* [EXERCISE PROMPT]: From the records below, copy every line that contains the word "this".

* [INPUT ROWS]:
★ ★ ★ ★ ★ ★ ★
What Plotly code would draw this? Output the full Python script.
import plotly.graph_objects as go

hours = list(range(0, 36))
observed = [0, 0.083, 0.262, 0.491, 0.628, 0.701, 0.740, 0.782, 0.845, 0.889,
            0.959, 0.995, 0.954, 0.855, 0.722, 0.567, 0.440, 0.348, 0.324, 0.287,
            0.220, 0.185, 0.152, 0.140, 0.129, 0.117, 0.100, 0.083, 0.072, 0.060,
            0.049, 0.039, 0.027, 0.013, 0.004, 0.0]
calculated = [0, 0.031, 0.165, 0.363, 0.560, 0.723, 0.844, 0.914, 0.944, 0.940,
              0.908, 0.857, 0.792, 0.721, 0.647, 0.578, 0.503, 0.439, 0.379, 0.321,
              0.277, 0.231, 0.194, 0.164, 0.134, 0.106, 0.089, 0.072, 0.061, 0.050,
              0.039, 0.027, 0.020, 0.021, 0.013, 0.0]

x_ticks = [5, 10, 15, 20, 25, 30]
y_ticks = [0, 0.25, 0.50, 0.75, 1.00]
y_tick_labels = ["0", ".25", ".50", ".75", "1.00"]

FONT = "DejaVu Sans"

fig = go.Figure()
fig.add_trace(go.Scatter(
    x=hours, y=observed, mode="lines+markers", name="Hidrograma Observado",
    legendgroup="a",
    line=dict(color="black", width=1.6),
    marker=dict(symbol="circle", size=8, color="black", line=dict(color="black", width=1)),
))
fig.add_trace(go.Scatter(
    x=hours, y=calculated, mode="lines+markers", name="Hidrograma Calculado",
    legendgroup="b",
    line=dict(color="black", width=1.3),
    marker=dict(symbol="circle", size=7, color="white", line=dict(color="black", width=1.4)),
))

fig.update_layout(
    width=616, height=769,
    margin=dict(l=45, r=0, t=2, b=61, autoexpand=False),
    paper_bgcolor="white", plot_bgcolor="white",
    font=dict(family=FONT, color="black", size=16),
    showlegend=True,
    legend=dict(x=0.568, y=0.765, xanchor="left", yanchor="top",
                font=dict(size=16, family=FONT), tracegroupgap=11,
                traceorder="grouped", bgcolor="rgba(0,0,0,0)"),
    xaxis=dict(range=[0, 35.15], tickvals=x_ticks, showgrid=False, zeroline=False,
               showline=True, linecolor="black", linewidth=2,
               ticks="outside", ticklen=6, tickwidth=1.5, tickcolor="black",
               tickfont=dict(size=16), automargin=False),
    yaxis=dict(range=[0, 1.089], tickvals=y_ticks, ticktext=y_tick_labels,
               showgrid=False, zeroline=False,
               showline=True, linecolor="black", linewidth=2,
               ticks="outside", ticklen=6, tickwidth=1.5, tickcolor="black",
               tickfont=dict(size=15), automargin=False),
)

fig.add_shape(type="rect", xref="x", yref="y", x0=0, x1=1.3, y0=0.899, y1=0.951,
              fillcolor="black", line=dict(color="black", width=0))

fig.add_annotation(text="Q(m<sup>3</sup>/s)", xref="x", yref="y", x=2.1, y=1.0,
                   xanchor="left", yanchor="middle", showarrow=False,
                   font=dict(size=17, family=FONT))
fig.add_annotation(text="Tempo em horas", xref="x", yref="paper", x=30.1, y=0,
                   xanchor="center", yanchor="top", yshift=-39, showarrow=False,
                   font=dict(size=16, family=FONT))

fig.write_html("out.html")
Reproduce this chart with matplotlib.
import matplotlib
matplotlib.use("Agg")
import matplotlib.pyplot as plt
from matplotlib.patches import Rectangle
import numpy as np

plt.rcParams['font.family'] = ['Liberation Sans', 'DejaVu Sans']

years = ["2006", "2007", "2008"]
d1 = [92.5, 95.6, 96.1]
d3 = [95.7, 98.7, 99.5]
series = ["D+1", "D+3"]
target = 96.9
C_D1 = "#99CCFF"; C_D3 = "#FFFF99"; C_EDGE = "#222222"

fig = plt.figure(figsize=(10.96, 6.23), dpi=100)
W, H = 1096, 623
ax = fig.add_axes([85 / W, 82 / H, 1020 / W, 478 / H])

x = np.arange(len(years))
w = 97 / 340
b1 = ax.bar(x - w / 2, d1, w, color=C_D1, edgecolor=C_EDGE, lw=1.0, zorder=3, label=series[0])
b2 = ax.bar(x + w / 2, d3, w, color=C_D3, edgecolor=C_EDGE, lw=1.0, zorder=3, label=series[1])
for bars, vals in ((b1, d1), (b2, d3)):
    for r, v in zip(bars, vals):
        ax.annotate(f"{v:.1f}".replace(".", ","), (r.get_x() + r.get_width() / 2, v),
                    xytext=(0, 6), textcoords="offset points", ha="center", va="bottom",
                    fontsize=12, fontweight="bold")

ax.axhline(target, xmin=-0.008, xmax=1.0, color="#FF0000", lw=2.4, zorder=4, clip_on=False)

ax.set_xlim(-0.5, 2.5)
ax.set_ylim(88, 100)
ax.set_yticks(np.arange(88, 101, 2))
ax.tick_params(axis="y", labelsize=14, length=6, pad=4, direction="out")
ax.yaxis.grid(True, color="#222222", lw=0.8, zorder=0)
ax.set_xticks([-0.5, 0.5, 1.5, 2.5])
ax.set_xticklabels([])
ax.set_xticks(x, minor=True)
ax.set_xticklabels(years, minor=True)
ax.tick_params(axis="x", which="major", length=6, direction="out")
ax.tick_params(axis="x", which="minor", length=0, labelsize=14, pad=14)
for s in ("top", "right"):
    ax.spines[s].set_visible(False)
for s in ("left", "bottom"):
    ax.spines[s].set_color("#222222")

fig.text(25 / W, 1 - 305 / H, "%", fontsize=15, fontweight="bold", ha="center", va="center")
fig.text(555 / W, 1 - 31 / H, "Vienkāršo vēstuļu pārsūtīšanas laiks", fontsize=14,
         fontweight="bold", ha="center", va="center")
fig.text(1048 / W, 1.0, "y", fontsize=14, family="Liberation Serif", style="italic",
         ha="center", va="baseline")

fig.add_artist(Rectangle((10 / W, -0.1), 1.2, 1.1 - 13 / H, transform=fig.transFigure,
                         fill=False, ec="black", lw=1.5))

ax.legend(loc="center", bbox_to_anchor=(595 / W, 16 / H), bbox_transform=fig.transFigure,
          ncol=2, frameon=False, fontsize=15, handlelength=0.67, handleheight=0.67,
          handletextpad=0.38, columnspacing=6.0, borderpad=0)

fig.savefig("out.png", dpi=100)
★ ★ ★ ★ ★ ★ ★
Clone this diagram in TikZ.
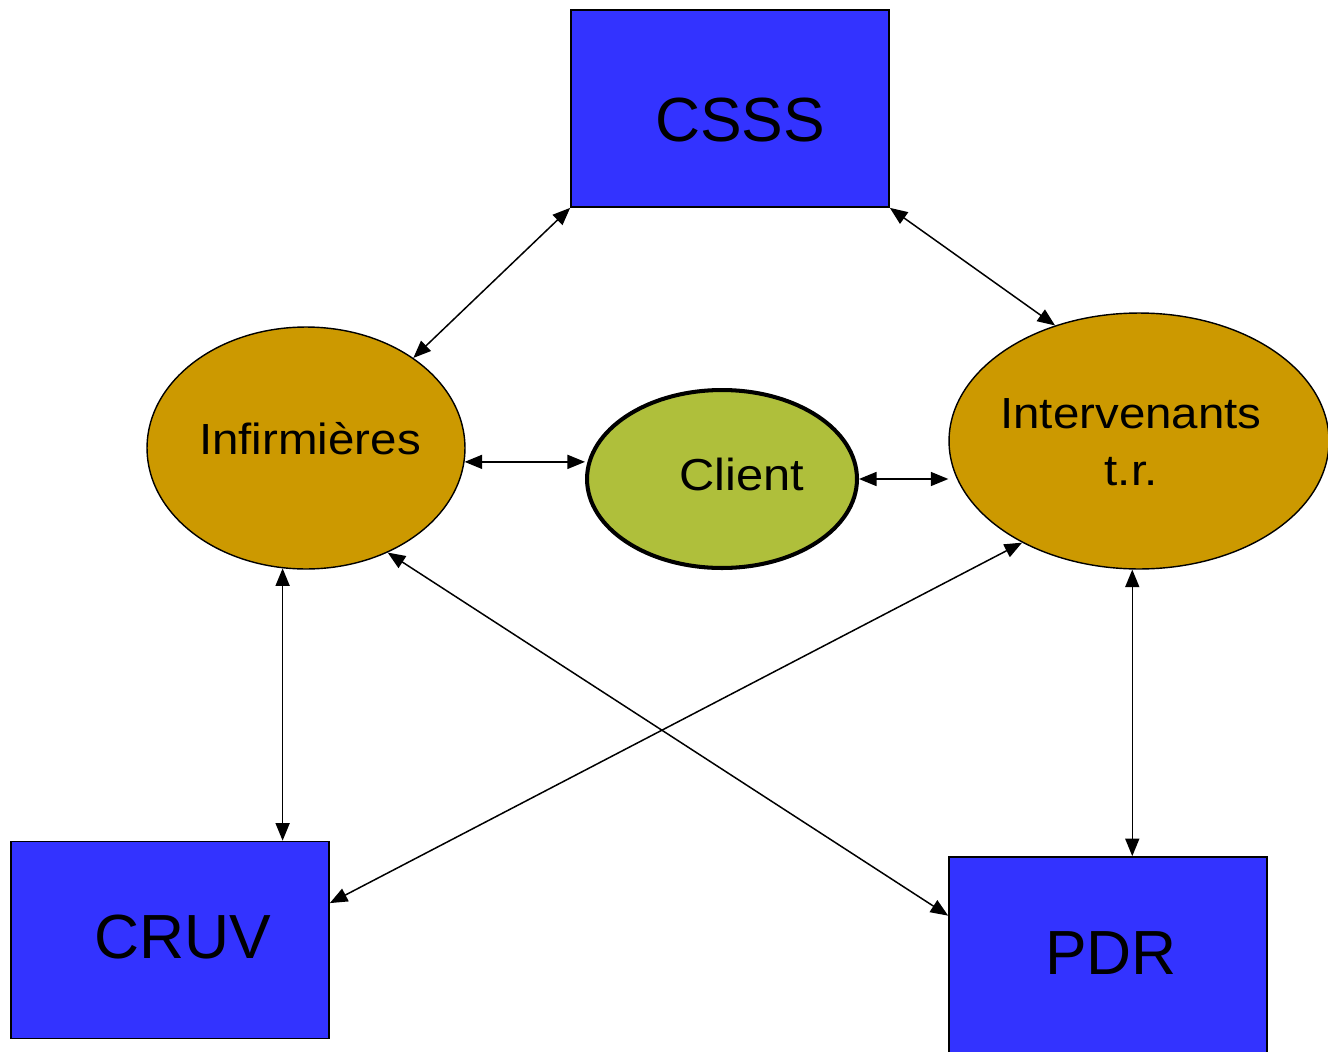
★ ★ ★ ★ ★ ★ ★
* [RESPONSE TO THE TASK]:
What Plotly code would draw this? Output the full Python script.
Reproduce this chart with matplotlib.
Clone this diagram in TikZ.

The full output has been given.